ONU diz que falta de estratégias de governos africanos gera reintegração em grupos terroristas
A Organização das Nações Unidas (ONU) indicou hoje que a falta de estratégias e apoio por parte de governos africanos a ex-terroristas leva-os a considerar a reintegração em grupos extremistas como o Estado Islâmico.
Num relatório, o Comité de Combate ao Terrorismo (CTED, sigla em inglês) da ONU deixou vários alertas sobre a situação terrorista em África, entre eles "estratégias de saída inadequadas e de apoio fornecido a ex-terroristas depois de deixarem os programas de reintegração, levando-os a considerar a reintegração a grupos terroristas".
Entre os alertas das Nações Unidas está ainda a falta de compensação e apoio às vítimas e populações locais - particularmente mulheres, que são afetadas desproporcionalmente pelo terrorismo e contraterrorismo, a insuficiência da justiça criminal na maioria dos Estados afetados pelo terrorismo, ou uma coordenação insuficiente nos programas destinados a prevenir o extremismo violento entre os níveis nacional e comunitário.
Denominado "Perspetivas da Sociedade Civil: Estado Islâmico em África -- Principais Tendências e Desenvolvimentos", o relatório reflete os resultados de duas mesas-redondas virtuais, convocadas pelo CTED em outubro e novembro de 2021, e com a presença de mais de 50 representantes de organizações da sociedade civil africana, de 15 Estados-membros, e mostra as suas perceções sobre lacunas e desafios na capacidade dos países africanos de implementar resoluções relevantes do Conselho de Segurança.
Entre os casos abordados está o de Moçambique, em que o CTDE, citando um estudo, revelou que etnia, herança e identidade cultural foram fundamentais para impulsionar o recrutamento de membros para as organizações afiliadas ao Estado Islâmico naquela região.
"Grupos étnicos que já estavam representados no grupo terrorista tiveram mais sucesso no recrutamento da mesma etnia. Em Cabo Delgado, queixas étnicas históricas entre diferentes grupos também ajudaram a aumentar a vulnerabilidade face ao recrutamento terrorista", disse o documento.
Face às perceções recebidas, o relatório compila uma série de recomendações destinada a governos e autoridades dos vários países africanos, como "proteger e respeitar consistentemente os direitos humanos em iniciativas de combate ao terrorismo" ou "criar programas de apoio psicológico para vítimas e pessoas associadas ao terrorismo".
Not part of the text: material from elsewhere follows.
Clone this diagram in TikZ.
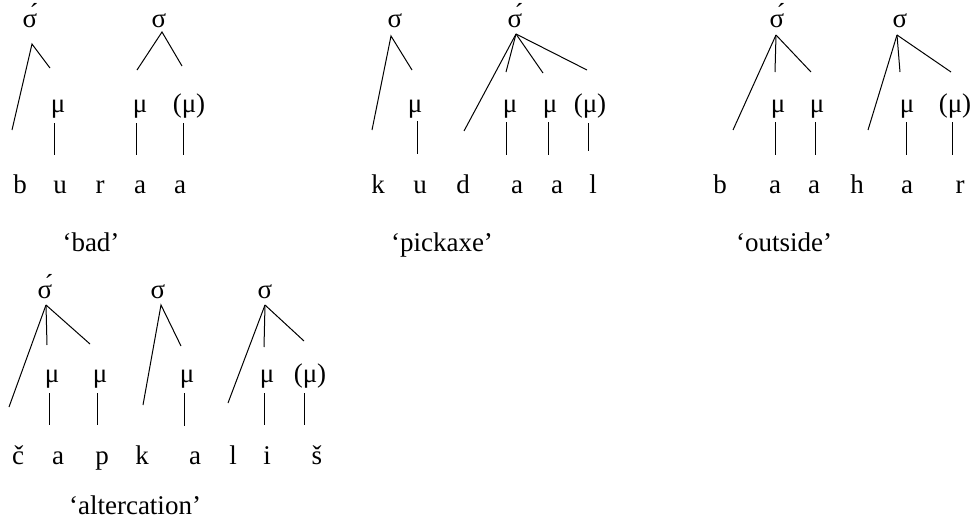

O Comité recomendou ainda aos governos que forneçam habilidades significativas e equitativas a homens e mulheres para capacitá-los a reintegrarem-se com sucesso nas comunidades e a envolverem-se no diálogo com combatentes e grupos terroristas, inclusive através da comunidade local e líderes religiosos respeitados, em áreas onde existe uma maior desconfiança face ao governo.
Já à ajuda internacional e parceiros de capacitação, o CTED recomendou que estes forneçam informações e treino sobre respeito pelos Direitos Humanos, incluindo evidências claras sobre as implicações práticas dessas violações, visando facilitar uma mudança de cultura dentro das forças de segurança.
A província de Cabo Delgado, em Moçambique, é aterrorizada desde 2017 por rebeldes armados, sendo alguns ataques reclamados pelo grupo extremista Estado Islâmico.
Há 784 mil deslocados internos devido ao conflito, de acordo com a Organização Internacional das Migrações, e cerca de 4.000 mortes, segundo o projeto de registo de conflitos ACLED.